**SOURCE MATERIAL**
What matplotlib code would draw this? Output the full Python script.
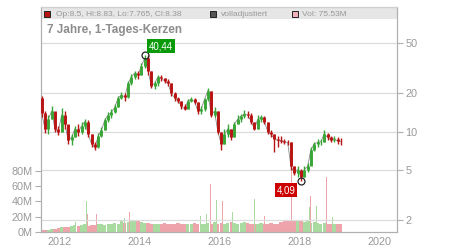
import matplotlib
matplotlib.use("Agg")
import matplotlib.pyplot as plt
import numpy as np
from matplotlib.patches import Rectangle
from matplotlib.ticker import FixedLocator, FuncFormatter, NullLocator

plt.rcParams['font.family'] = ['Liberation Sans', 'DejaVu Sans']

# monthly candles, Jul 2011 .. Jan 2019
first_open = 18.5
close = [14, 10.5, 12.5, 14.5, 10.5, 10, 13.5, 11.5, 8.5, 9,
         10.5, 10, 11, 12, 9.5, 8, 7.5, 9.2, 10.3, 12.3,
         13.5, 14.2, 15.6, 18.4, 19.5, 18.7, 24, 27, 29, 28,
         33, 38, 30, 23, 24, 27, 26.5, 25, 24, 20,
         18.5, 17.5, 16, 15, 17.5, 18, 17.2, 14.5, 15, 18,
         21, 13.5, 14.5, 10, 8, 9.5, 10.5, 9, 11.5, 12.5,
         13.2, 13.8, 13.5, 12, 10.5, 12.5, 13, 12, 10, 9.5,
         8.8, 8.5, 8.4, 8.3, 8.2, 5.3, 4.7, 5, 4.4, 5,
         5.3, 7.2, 8, 8.2, 8.3, 9.6, 9, 8.6, 8.8, 8.4, 8.38]
high = [19, 14.5, 13.5, 15.9, 14, 11, 15.3, 14.5, 11, 9.5,
        11, 11.5, 11.8, 12.5, 12.4, 9.5, 8.2, 9.8, 10.8, 12.8,
        14.2, 15, 16.5, 19, 20.5, 20, 25, 28.5, 30, 30,
        35, 40.44, 40, 30, 25, 28, 28, 26.5, 26, 24,
        20.5, 18.7, 17.5, 16.5, 18, 18.7, 18.5, 17, 16, 18.5,
        22, 21, 15.5, 14.5, 10, 10.5, 11.5, 10.5, 12, 13.5,
        13.8, 14.8, 14.5, 14, 12, 13.5, 13.5, 13.2, 12, 10.3,
        9.6, 9.3, 9.2, 8.8, 8.6, 8.3, 5.3, 5.3, 5.1, 5.3,
        5.6, 7.5, 8.3, 8.7, 8.8, 10.2, 9.8, 9.3, 9.2, 9, 8.83]
low = [13, 9.8, 9.5, 12.5, 10, 9.4, 10, 10.5, 8, 7.9,
       9, 9.3, 9.5, 10.5, 9, 7.5, 7.1, 7.4, 9, 10.3,
       12, 12.8, 14, 15.5, 18, 17.5, 18.5, 23.5, 26, 26,
       28, 32, 28, 22, 21.5, 23, 25, 24, 23, 19,
       17.5, 16.8, 15.2, 14.8, 15, 17, 16.5, 13.7, 13.7, 14.5,
       17.5, 13, 13, 9.5, 7.1, 8, 9, 8.5, 9, 11.5,
       12, 12.8, 12.8, 11.5, 10.2, 10.5, 12, 11.5, 9.5, 9,
       6.9, 7.5, 8.1, 8, 7.8, 5, 4.5, 4.4, 4.09, 4.4,
       4.8, 5.5, 7, 7.6, 7.8, 8.3, 8.6, 8.3, 8.2, 8, 7.765]
volume = [3, 3, 3, 4, 4, 5, 6, 7, 7, 8, 9, 8, 9, 10, 8, 9, 9, 10,
          10, 9, 10, 11, 12, 11, 14, 12, 13, 14, 14, 15, 13, 12,
          12, 11, 10, 11, 10, 12, 11, 10, 11, 12, 10, 11, 10, 11, 12, 11, 10, 11,
          12, 10, 13, 11, 12, 11, 12, 13, 12, 11, 12, 13, 12,
          11, 10, 11, 12, 11, 10, 12, 11, 10, 13, 14, 15, 14, 16, 15, 14,
          13, 14, 12, 13, 12, 11, 12, 11, 10, 11, 11, 11]

# single high-volume days
spike_t = [2012.18, 2012.39, 2012.66, 2012.69, 2012.91, 2013.16, 2013.38,
           2013.48, 2013.62, 2013.68, 2013.71, 2013.75, 2013.88, 2013.98,
           2014.08, 2014.23, 2014.28, 2014.36, 2014.53, 2014.78, 2014.86,
           2015.08, 2015.28, 2015.53, 2015.68, 2015.78, 2015.92, 2015.93,
           2016.08, 2016.21, 2016.29, 2016.33, 2016.54, 2016.88, 2017.13,
           2017.29, 2017.42, 2017.44, 2017.81, 2017.92, 2018.25, 2018.28,
           2018.43, 2018.54, 2018.68, 2018.75, 2018.83, 2019.02]
spike_vol = [22, 13, 40, 23, 23, 38, 30, 18, 18, 34, 38, 26, 23, 28,
             22, 22, 32, 21, 30, 32, 29, 20, 20, 21, 24, 62.5, 20, 41.5,
             40, 25, 30, 26, 31, 43, 21, 39, 50, 39, 80, 20, 33, 47,
             34, 46, 72, 26, 20, 75.5]
spike_up = [0, 1, 1, 0, 0, 1, 0, 1, 1, 0, 1, 0, 0, 1,
            0, 0, 0, 1, 0, 0, 1, 1, 1, 1, 1, 0, 0, 1,
            0, 0, 1, 1, 0, 1, 0, 1, 0, 1, 0, 0, 1, 0,
            1, 1, 0, 1, 1, 0]

price_ticks = [2, 5, 10, 20, 50]
vol_ticks = [0, 20, 40, 60, 80]
year_ticks = [2012, 2014, 2016, 2018, 2020]

RED = '#b81414'
GREEN = '#3aa537'
VRED = '#eea4ab'
VGREEN = '#a9dba0'
GRID = '#dcdcdc'
TXT = '#999999'

t = 2011.5 + (np.arange(len(close)) + 0.5) / 12
close = np.array(close)
opn = np.concatenate([[first_open], close[:-1]])
up = close >= opn

fig = plt.figure(figsize=(4.5, 2.5), dpi=100)
ax_v = fig.add_axes([41 / 450, 18 / 250, 356 / 450, 225 / 250])
ax_p = ax_v.twinx()

# volume
ax_v.bar(t, volume, width=1 / 12 * 0.95,
         color=[VGREEN if u else VRED for u in up], linewidth=0)
ax_v.bar(spike_t, spike_vol, width=0.014,
         color=[VGREEN if u else VRED for u in spike_up], linewidth=0)
ax_v.set_ylim(0, 295)
ax_v.yaxis.set_major_locator(FixedLocator(vol_ticks))
ax_v.yaxis.set_major_formatter(FuncFormatter(lambda v, p: '%dM' % v))
ax_v.add_patch(Rectangle((0, 0.947), 1, 0.053, transform=ax_v.transAxes,
                         facecolor='#e6e6e6', edgecolor='none', zorder=0))

# price
ax_p.set_yscale('log')
ax_p.set_ylim(1.61, 96.2)
ax_p.set_xlim(2011.525, 2020.45)
ax_p.plot(t, close, color='#888888', lw=0.6, zorder=2)
cols = [GREEN if u else RED for u in up]
ax_p.vlines(t, low, high, colors=cols, lw=1.0, zorder=3)
ax_p.vlines(t, np.minimum(opn, close), np.maximum(opn, close), colors=cols,
            lw=2.1, zorder=3)
ax_p.yaxis.set_major_locator(FixedLocator(price_ticks))
ax_p.yaxis.set_minor_locator(NullLocator())
ax_p.yaxis.set_major_formatter(FuncFormatter(lambda v, p: '%g' % v))
ax_p.xaxis.set_major_locator(FixedLocator(year_ticks))
ax_p.grid(True, color=GRID, lw=0.9)
ax_p.set_axisbelow(True)

# extremes
i_hi = int(np.argmax(high))
i_lo = int(np.argmin(low))
for i in (i_hi, i_lo):
    y = high[i] if i == i_hi else low[i]
    ax_p.plot(t[i], y, 'o', mfc='none', mec='#222222', mew=0.9, ms=5, zorder=5)
ax_p.text(2014.54, 47.3, '40,44', color='white', fontsize=7, ha='center',
          va='center', zorder=6,
          bbox=dict(boxstyle='square,pad=0.2', fc='#0a9a0a', ec='none'))
ax_p.text(2017.67, 3.45, '4,09', color='white', fontsize=7, ha='center',
          va='center', zorder=6,
          bbox=dict(boxstyle='square,pad=0.2', fc='#cc0000', ec='none'))

for a in (ax_v, ax_p):
    for s in a.spines.values():
        s.set_color('#b0b0b0')
    a.tick_params(colors='#b0b0b0', labelcolor=TXT, labelsize=7.8, length=4,
                  width=0.8)
ax_v.tick_params(axis='x', length=0)
ax_p.tick_params(axis='y', pad=2)
ax_v.tick_params(axis='y', pad=2)
ax_p.spines['top'].set_color('#d0d0d0')

# header band
tr = ax_p.transAxes
ax_p.plot([0.0169], [0.967], 's', transform=tr, ms=4.5, mfc=RED, mec='#222222',
          mew=0.7, clip_on=False)
ax_p.text(0.042, 0.967, 'Op:8.5, Hi:8.83, Lo:7.765, Cl:8.38', transform=tr,
          fontsize=6, color=TXT, va='center')
ax_p.plot([0.482], [0.967], 's', transform=tr, ms=4.5, mfc='#555555',
          mec='#222222', mew=0.7, clip_on=False)
ax_p.text(0.506, 0.967, 'volladjustiert', transform=tr, fontsize=6, color=TXT,
          va='center')
ax_p.plot([0.713], [0.967], 's', transform=tr, ms=4.5, mfc='#f0b0b8',
          mec='#222222', mew=0.7, clip_on=False)
ax_p.text(0.733, 0.967, 'Vol: 75.53M', transform=tr, fontsize=6, color=TXT,
          va='center')
ax_p.text(0.0169, 0.898, '7 Jahre, 1-Tages-Kerzen', transform=tr,
          fontsize=8.5, fontweight='bold', color='#8c8c8c', va='center')

fig.savefig('out.png', dpi=100)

**DIRECTIONS FOR THIS TASK**
Exactly restate the lines from the beginning of the data through the line with "plt.rcParams['font.family'] = ['Liberation", and no others, keeping pictures out.

**WORKED SOLUTION**
What matplotlib code would draw this? Output the full Python script.
import matplotlib
matplotlib.use("Agg")
import matplotlib.pyplot as plt
import numpy as np
from matplotlib.patches import Rectangle
from matplotlib.ticker import FixedLocator, FuncFormatter, NullLocator

plt.rcParams['font.family'] = ['Liberation Sans', 'DejaVu Sans']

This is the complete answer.